En una semana, el presidente Andrés Manuel López Obrador cumplirá dos años en el gobierno. En ese plazo, ha desaparecido políticas, un aeropuerto y programas que identificaron a las últimas administraciones. En sentido inverso, ha lanzado iniciativas de asistencialismo y arrancado tres cuestionadas obras que él pretende emblemáticas.
El sexenio inició con una promesa de austeridad que se ha traducido en despidos de burócratas, reducciones de salarios y asfixia institucional. Y este primer tercio ha estado marcado por una belicosidad que ahuyenta la inversión mientras socava el diálogo democrático, pues el mandatario usa cotidianamente el poder para vapulear a sus críticos –nacionales y extranjeros, mediáticos o mercantiles.
Dos años son muy poco tiempo para cambiar un país. Pero aun si concediéramos que este gobierno es más honesto que los anteriores (no se rían), sus resultados con respecto a la lucha anticorrupción son decepcionantes: hay avances en algunos de los casos más emblemáticos del sexenio peñista, pero AMLO exhibe una vara de medir muy blandengue a la hora de investigar a colaboradores y a un familiar suyo. En otras palabras, ni siquiera en el terreno del combate a la corrupción puede decirse que haya un cambio verdadero.
Lo que sí es muy distinto en este gobierno es la manera en que el Presidente abusa de su poder para atacar en público a la prensa. Es una cosa tan novedosa en las formas –la bajeza del lenguaje que utiliza, ya sea propio o citando a otros, y el aprovecharse del micrófono y los medios presidenciales– como entendible, que no justificable, en el fondo.
El Presidente ataca a la prensa porque puede. La motivación de esos ataques es táctica, pero su ejecución tiene razones prácticas. Nadie, salvo algunos periodistas, le reclamará sus excesos. Ni la oposición, ni los empresarios. Menos la Iglesia. Y aún menos sus colaboradores, que se dividen entre aquellos que espolean al mandatario para que se encarrere contra los medios y aquellos que, sumisos o calculadores, son cómplices del embate que mina la democracia.

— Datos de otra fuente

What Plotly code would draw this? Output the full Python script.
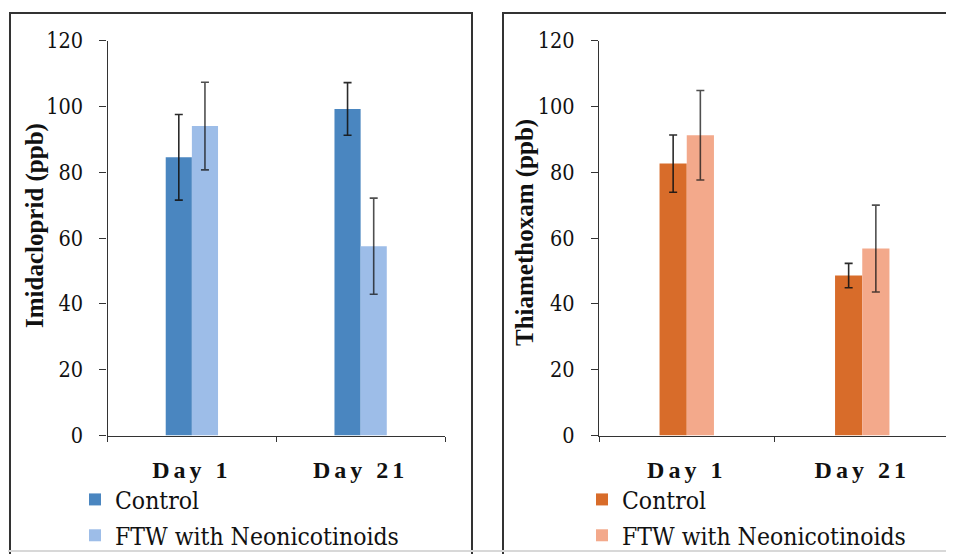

Así que ataca porque él no paga costos. Si con ello enrarece el ambiente, o pone en más peligro a periodistas en un país donde se les mata mensualmente, a él le importa bien poco.
Además, atacar a los medios que retratan las fallas gubernamentales es no sólo barato sino prioritario, dado que López Obrador tiene conciencia de que un debate sobre resultados, sobre hechos, le sería muy dañino.

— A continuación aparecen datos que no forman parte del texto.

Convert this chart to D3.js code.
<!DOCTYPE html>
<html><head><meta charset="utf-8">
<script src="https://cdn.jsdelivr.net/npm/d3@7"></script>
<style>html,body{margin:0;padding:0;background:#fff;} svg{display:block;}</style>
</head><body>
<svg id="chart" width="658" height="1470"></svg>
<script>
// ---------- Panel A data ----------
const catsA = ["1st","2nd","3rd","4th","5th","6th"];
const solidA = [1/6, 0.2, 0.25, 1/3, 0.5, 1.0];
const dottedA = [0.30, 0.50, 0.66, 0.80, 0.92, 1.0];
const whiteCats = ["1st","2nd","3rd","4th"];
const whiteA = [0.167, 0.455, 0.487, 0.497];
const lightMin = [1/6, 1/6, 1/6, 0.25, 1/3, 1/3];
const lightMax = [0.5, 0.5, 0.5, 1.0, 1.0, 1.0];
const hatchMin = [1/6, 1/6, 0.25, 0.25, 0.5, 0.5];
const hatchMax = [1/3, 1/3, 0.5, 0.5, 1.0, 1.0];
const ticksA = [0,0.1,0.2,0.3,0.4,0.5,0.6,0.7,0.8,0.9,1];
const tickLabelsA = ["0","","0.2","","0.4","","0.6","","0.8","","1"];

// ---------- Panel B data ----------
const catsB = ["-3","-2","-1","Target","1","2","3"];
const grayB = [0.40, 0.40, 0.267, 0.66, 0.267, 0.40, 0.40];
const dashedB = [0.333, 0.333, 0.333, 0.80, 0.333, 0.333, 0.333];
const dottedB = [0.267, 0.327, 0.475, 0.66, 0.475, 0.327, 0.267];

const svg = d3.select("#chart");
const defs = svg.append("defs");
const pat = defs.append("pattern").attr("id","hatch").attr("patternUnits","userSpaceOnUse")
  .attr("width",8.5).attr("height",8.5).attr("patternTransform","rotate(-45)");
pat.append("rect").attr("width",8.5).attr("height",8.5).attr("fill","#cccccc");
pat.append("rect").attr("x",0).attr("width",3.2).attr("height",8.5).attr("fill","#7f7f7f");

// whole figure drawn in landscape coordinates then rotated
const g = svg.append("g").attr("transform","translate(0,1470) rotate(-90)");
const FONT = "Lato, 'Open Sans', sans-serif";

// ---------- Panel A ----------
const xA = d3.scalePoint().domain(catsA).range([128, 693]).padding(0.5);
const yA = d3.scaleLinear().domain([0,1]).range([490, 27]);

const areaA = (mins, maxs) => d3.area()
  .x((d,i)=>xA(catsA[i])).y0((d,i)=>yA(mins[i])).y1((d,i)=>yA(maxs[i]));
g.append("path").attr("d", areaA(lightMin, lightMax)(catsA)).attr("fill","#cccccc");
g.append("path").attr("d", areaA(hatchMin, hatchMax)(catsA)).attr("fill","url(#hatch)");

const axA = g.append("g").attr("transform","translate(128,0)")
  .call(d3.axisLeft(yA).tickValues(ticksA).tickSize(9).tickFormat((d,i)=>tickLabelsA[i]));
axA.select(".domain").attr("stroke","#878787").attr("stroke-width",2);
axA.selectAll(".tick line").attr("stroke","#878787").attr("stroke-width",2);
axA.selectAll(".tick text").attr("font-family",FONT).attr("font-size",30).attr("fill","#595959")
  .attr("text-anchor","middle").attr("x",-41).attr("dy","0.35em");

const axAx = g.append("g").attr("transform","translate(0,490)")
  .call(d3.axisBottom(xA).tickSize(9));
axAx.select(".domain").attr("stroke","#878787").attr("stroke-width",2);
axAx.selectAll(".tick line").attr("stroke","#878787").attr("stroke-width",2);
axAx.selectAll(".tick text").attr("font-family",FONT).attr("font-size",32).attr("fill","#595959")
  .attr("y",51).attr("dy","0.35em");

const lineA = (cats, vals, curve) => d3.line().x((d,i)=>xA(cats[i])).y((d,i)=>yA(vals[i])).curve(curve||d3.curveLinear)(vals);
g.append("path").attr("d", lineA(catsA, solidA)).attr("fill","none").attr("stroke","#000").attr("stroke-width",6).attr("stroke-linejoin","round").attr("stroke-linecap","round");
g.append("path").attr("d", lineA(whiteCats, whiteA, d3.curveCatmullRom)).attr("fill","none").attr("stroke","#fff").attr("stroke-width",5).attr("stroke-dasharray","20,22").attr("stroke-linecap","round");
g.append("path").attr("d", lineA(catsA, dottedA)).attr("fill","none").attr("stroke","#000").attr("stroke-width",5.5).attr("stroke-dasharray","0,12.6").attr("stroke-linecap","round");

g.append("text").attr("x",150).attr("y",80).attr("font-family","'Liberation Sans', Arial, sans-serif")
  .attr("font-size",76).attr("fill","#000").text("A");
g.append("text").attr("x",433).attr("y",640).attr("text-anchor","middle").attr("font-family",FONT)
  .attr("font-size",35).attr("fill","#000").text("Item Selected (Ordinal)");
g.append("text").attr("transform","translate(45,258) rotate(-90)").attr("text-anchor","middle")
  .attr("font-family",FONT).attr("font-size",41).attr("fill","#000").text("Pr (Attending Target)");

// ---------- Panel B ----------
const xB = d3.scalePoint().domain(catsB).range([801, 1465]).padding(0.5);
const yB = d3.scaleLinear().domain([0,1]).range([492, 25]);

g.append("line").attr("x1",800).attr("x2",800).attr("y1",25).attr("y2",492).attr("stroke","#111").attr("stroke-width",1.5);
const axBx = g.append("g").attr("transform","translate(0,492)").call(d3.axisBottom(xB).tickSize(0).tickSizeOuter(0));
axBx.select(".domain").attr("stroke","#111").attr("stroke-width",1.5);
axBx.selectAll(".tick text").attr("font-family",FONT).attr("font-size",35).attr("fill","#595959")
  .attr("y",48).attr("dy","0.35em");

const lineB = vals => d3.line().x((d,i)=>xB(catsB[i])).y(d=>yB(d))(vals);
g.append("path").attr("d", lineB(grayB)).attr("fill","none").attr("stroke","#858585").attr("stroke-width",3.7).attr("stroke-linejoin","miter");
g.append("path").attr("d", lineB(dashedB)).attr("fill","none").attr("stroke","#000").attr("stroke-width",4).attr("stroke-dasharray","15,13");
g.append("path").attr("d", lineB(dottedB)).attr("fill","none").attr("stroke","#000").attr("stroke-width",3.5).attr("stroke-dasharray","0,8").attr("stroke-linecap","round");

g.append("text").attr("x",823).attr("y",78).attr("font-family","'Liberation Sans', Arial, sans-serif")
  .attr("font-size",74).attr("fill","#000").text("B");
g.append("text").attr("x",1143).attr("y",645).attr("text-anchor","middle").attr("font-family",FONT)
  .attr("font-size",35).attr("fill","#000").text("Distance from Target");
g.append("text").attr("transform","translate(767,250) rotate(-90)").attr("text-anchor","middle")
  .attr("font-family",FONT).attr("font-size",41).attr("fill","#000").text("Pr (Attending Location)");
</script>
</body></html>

Andrés Manuel no tiene resultados qué presumir de estos dos años. Hasta sus programas sociales presentan hoyos. Su política económica provocó un frenón mayúsculo, que si no ha sido más evidente es porque la pandemia terminó de arrasar con lo que ya venía de bajada. Ahí sí los contagios y la muerte le han hecho el favor al gobierno de ocultar otras deficiencias.
Frente a ese panorama, López Obrador ha elegido una lucha discursiva. Ha puesto su energía en crear y alimentar cotidianamente un cuento donde él es un madero (así, con minúsculas) desmontando un porfirismo. Donde este supuesto revolucionario tiene que lidiar con las resistencias de supuestos porfiristas: periodistas, académicos, intelectuales, empresarios.
La conferencia del viernes pasado, con la cobardía de usar las palabras de un ciudadano para no asumir las propias, será recordada como una muestra más de lo mucho que está dispuesto a hacer López Obrador a la hora de desviar la atención: no reparará en el uso de lenguaje soez si de lo que se trata es de encender los ánimos nacionalistas, de golpear con asuntos de forma y evadir entrar al fondo.
Porque aun antes de emprenderla directamente en contra de El País, diario en el que también colaboró, López Obrador atizó resentimientos que él sabe que calan hondo en sus seguidores: habló de los “afanes colonialistas” que quieren “utilizar la desgracia del pueblo de México” y “se dedican a estarnos atacando, a calumniar, todos los días”.
López Obrador apela a los resortes más básicos del resentimiento popular. Exacerba para no tener que explicar. Descalifica porque no puede con la evidencia del mal manejo de la pandemia, de las inundaciones, de la economía, de las vacunas, y un largo etcétera.
Se lanza contra algunos diarios porque sabe que las televisoras están con él, así que pretende hacer pasar como minoritarios o marginales a las voces críticas. Y lo son: porque los muchos medios electrónicos por conveniencia o miedo se le pliegan, como ante cualquier presidente priista como él.
AMLO sabe que los resultados de su gobierno son, en el escenario optimista, incipientes. Como también sabe que si la prensa hace su trabajo, se caerá el cuento de líder víctima y se verá lo mediocre de su administración: todo el proyecto correrá peligro. Prefiere destruir a los medios que aceptar ese riesgo. No parará.